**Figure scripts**

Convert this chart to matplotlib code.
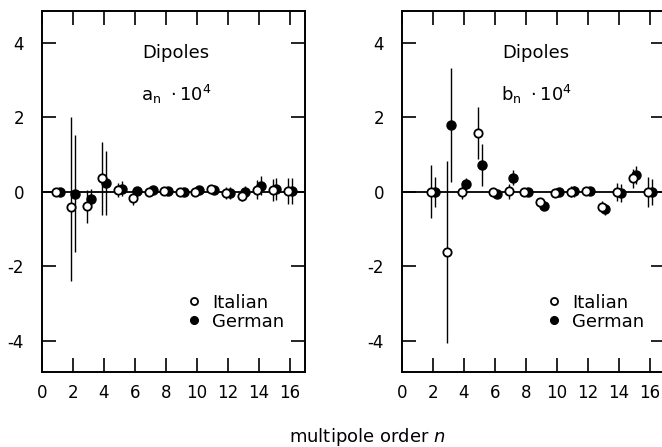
import numpy as np
import matplotlib
matplotlib.use('Agg')
from matplotlib import pyplot as plt

# multipole orders
n_a = [1, 2, 3, 4, 5, 6, 7, 8, 9, 10, 11, 12, 13, 14, 15, 16]
n_b = [2, 3, 4, 5, 6, 7, 8, 9, 10, 11, 12, 13, 14, 15, 16]

# a_n * 1e4 (left panel)
a_ital = [0.0, -0.40, -0.37, 0.38, 0.05, -0.16, 0.0, 0.02, 0.0, 0.0, 0.09, -0.03, -0.10, 0.06, 0.05, 0.02]
a_ital_lo = [0.05, 2.0, 0.46, 0.99, 0.2, 0.2, 0.1, 0.1, 0.1, 0.1, 0.1, 0.15, 0.15, 0.25, 0.3, 0.35]
a_ital_hi = [0.05, 2.4, 0.42, 0.96, 0.2, 0.2, 0.1, 0.1, 0.1, 0.1, 0.1, 0.15, 0.15, 0.25, 0.3, 0.35]
a_germ = [0.0, -0.05, -0.18, 0.24, 0.09, 0.02, 0.06, 0.02, 0.0, 0.06, 0.06, -0.03, 0.0, 0.17, 0.08, 0.02]
a_germ_err = [0.05, 1.57, 0.25, 0.86, 0.2, 0.1, 0.1, 0.1, 0.1, 0.1, 0.1, 0.15, 0.15, 0.25, 0.3, 0.35]

# b_n * 1e4 (right panel)
b_ital = [0.0, -1.61, 0.0, 1.58, 0.0, 0.02, 0.0, -0.27, -0.02, 0.0, 0.02, -0.40, 0.0, 0.36, 0.0]
b_ital_err = [0.71, 2.45, 0.2, 0.71, 0.1, 0.2, 0.1, 0.1, 0.1, 0.15, 0.1, 0.15, 0.25, 0.25, 0.4]
b_germ = [0.0, 1.80, 0.21, 0.72, -0.05, 0.38, 0.0, -0.37, 0.0, 0.02, 0.02, -0.47, -0.03, 0.45, 0.0]
b_germ_err = [0.40, 1.53, 0.17, 0.56, 0.1, 0.2, 0.1, 0.1, 0.1, 0.15, 0.1, 0.15, 0.25, 0.25, 0.35]

xticks = [2, 4, 6, 8, 10, 12, 14, 16]
xticklabels = ['0', '2', '4', '6', '8', '10', '12', '14', '16']
yticks = [-4, -2, 0, 2, 4]

FS = 13
plt.rcParams['font.family'] = 'DejaVu Sans'

fig = plt.figure(figsize=(6.62, 4.47), dpi=100)
ax1 = fig.add_axes([42/662, 75/447, 263/662, 361/447])
ax2 = fig.add_axes([402/662, 75/447, 263/662, 361/447])


def draw(ax, n, yi, yi_err, yg, yg_err, label):
    n = np.array(n)
    ax.axhline(0, color='black', lw=1.3, zorder=1)
    ax.errorbar(n - 0.1, yi, yerr=yi_err, fmt='o', ms=6, mfc='white', mec='black',
                mew=1.3, ecolor='black', elinewidth=1.0, capsize=0, zorder=3, label='Italian')
    ax.errorbar(n + 0.15, yg, yerr=yg_err, fmt='o', ms=6.5, mfc='black', mec='black',
                ecolor='black', elinewidth=1.0, capsize=0, zorder=2, label='German')
    ax.set_xlim(0, 17)
    ax.set_ylim(-4.84, 4.86)
    ax.set_xticks([0] + xticks)
    ax.set_xticklabels(xticklabels)
    ax.set_yticks(yticks)
    ax.set_yticklabels(['-4', '-2', '0', '2', '4'])
    ax.tick_params(direction='in', length=10, width=1.2, top=True, right=True,
                   labelsize=12)
    ax.tick_params(axis='x', pad=9)
    ax.tick_params(axis='y', pad=13)
    for s in ax.spines.values():
        s.set_linewidth(1.4)
    ax.text(0.51, 0.885, 'Dipoles', transform=ax.transAxes, ha='center', va='center', fontsize=FS)
    ax.text(0.51, 0.77, label, transform=ax.transAxes, ha='center', va='center', fontsize=FS)
    h, l = ax.get_legend_handles_labels()
    hs = [hh[0] for hh in h]
    ax.legend(hs, l, loc='center left', bbox_to_anchor=(0.545, 0.166), frameon=False,
              handlelength=1.0, handletextpad=0.5, borderpad=0, borderaxespad=0,
              labelspacing=0.05, fontsize=FS, markerscale=0.85)


draw(ax1, n_a, a_ital, [a_ital_lo, a_ital_hi], a_germ, a_germ_err, r'$\mathregular{a_n\ \cdot 10^4}$')
draw(ax2, n_b, b_ital, b_ital_err, b_germ, b_germ_err, r'$\mathregular{b_n\ \cdot 10^4}$')

fig.text(367/662, 1 - 437/447, 'multipole order $n$', ha='center', va='center', fontsize=FS)

plt.savefig('out.png', dpi=100)
plt.close()
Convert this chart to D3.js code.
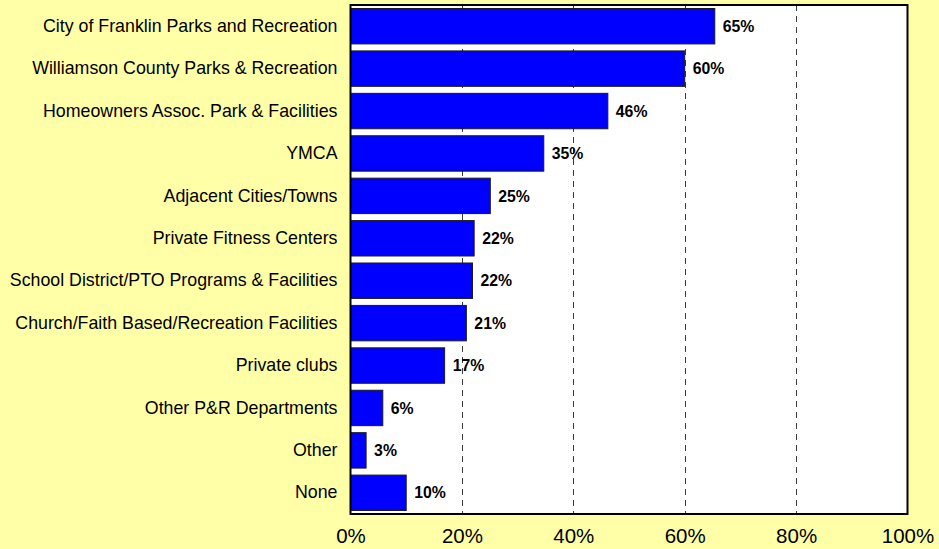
<!DOCTYPE html>
<html><head><meta charset="utf-8">
<script src="https://cdn.jsdelivr.net/npm/d3@7"></script>
<style>
html,body{margin:0;padding:0;background:#FFFFA8;}
svg{display:block;font-family:Arial,"Liberation Sans",sans-serif;}
</style></head>
<body>
<svg id="chart" width="939" height="549"></svg>
<script>
const categories = [
  "City of Franklin Parks and Recreation",
  "Williamson County Parks & Recreation",
  "Homeowners Assoc. Park & Facilities",
  "YMCA",
  "Adjacent Cities/Towns",
  "Private Fitness Centers",
  "School District/PTO Programs & Facilities",
  "Church/Faith Based/Recreation Facilities",
  "Private clubs",
  "Other P&R Departments",
  "Other",
  "None"
];
const values = [65.4, 60.0, 46.2, 34.7, 25.1, 22.2, 21.9, 20.8, 16.9, 5.8, 2.8, 10.0];
const tickValues = [0, 20, 40, 60, 80, 100];
const gridValues = [20, 40, 60, 80];

const svg = d3.select("#chart");
const pLeft = 350.5, pRight = 907.5, pTop = 5, pBottom = 514;

const x = d3.scaleLinear().domain([0, 100]).range([pLeft, pRight]);
const y = d3.scaleBand().domain(categories).range([pTop, pBottom]).paddingInner(0.165).paddingOuter(0.0825);

svg.append("rect").attr("width", 939).attr("height", 549).attr("fill", "#FFFFA8");
svg.append("rect").attr("x", pLeft).attr("y", pTop).attr("width", pRight - pLeft).attr("height", pBottom - pTop)
  .attr("fill", "#ffffff");

svg.append("g").selectAll("line").data(gridValues).join("line")
  .attr("x1", d => Math.round(x(d)) + 0.5).attr("x2", d => Math.round(x(d)) + 0.5)
  .attr("y1", pTop).attr("y2", pBottom)
  .attr("stroke", "#3a3a3a").attr("stroke-width", 1).attr("stroke-dasharray", "6,5");

svg.append("g").selectAll("rect").data(values).join("rect")
  .attr("x", x(0))
  .attr("y", (d, i) => y(categories[i]))
  .attr("width", d => x(d) - x(0))
  .attr("height", y.bandwidth())
  .attr("fill", "#0000FF")
  .attr("stroke", "#1a1a1a").attr("stroke-width", 1);

svg.append("g").selectAll("text").data(values).join("text")
  .attr("x", d => x(d) + 8)
  .attr("y", (d, i) => y(categories[i]) + y.bandwidth() / 2)
  .attr("dy", "0.36em")
  .attr("font-size", "15.8px").attr("font-weight", "bold").attr("fill", "#000")
  .text(d => Math.round(d) + "%");

svg.append("rect").attr("x", pLeft).attr("y", pTop).attr("width", pRight - pLeft).attr("height", pBottom - pTop)
  .attr("fill", "none").attr("stroke", "#000").attr("stroke-width", 2);

const yAxis = d3.axisLeft(y).tickSize(0).tickPadding(13);
const gy = svg.append("g").attr("transform", `translate(${pLeft},0)`).call(yAxis);
gy.select(".domain").remove();
gy.selectAll("text").attr("font-size", "17.8px").attr("fill", "#000").attr("font-family", "Arial, 'Liberation Sans', sans-serif");

const xAxis = d3.axisBottom(x).tickValues(tickValues).tickFormat(d => d + "%").tickSize(0).tickPadding(14);
const gx = svg.append("g").attr("transform", `translate(0,${pBottom})`).call(xAxis);
gx.select(".domain").remove();
gx.selectAll("text").attr("font-size", "20.5px").attr("fill", "#000").attr("font-family", "Arial, 'Liberation Sans', sans-serif");
</script>
</body></html>
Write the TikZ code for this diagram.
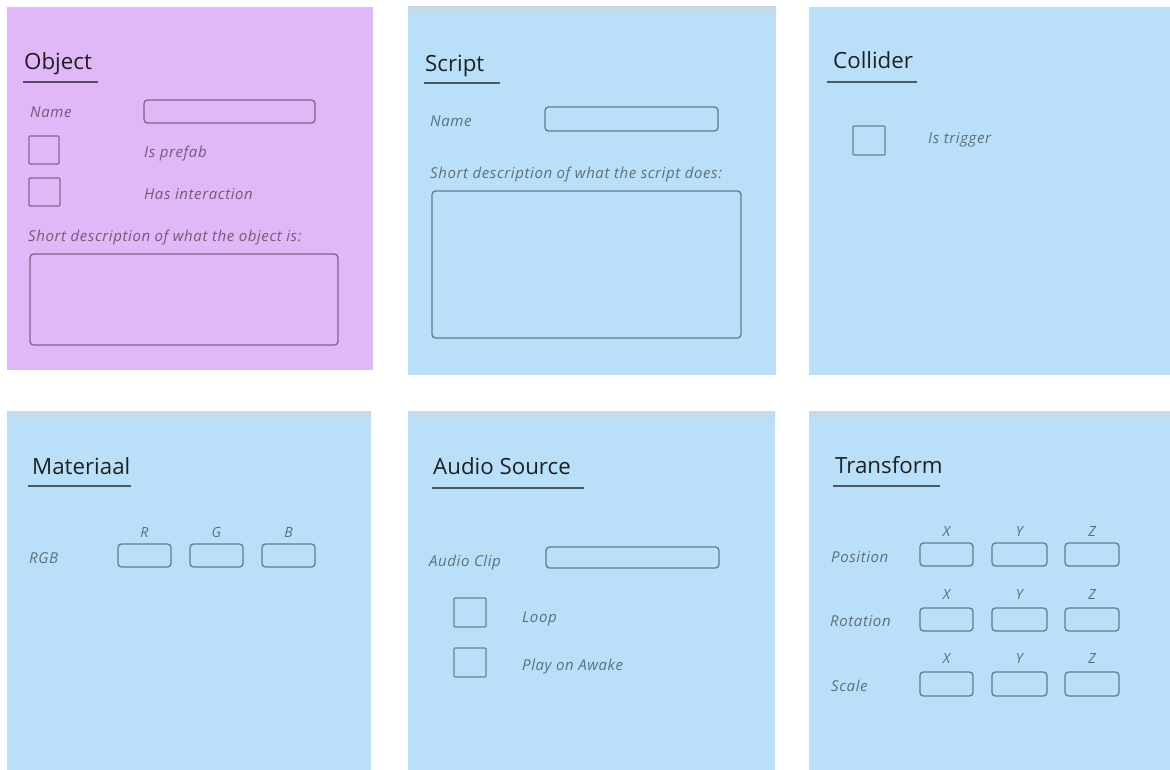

**Written task**
In the records above, find the lines containing "chart" and copy them.

**Task output**
Convert this chart to matplotlib code.
Convert this chart to D3.js code.
<svg id="chart" width="939" height="549"></svg>
const svg = d3.select("#chart");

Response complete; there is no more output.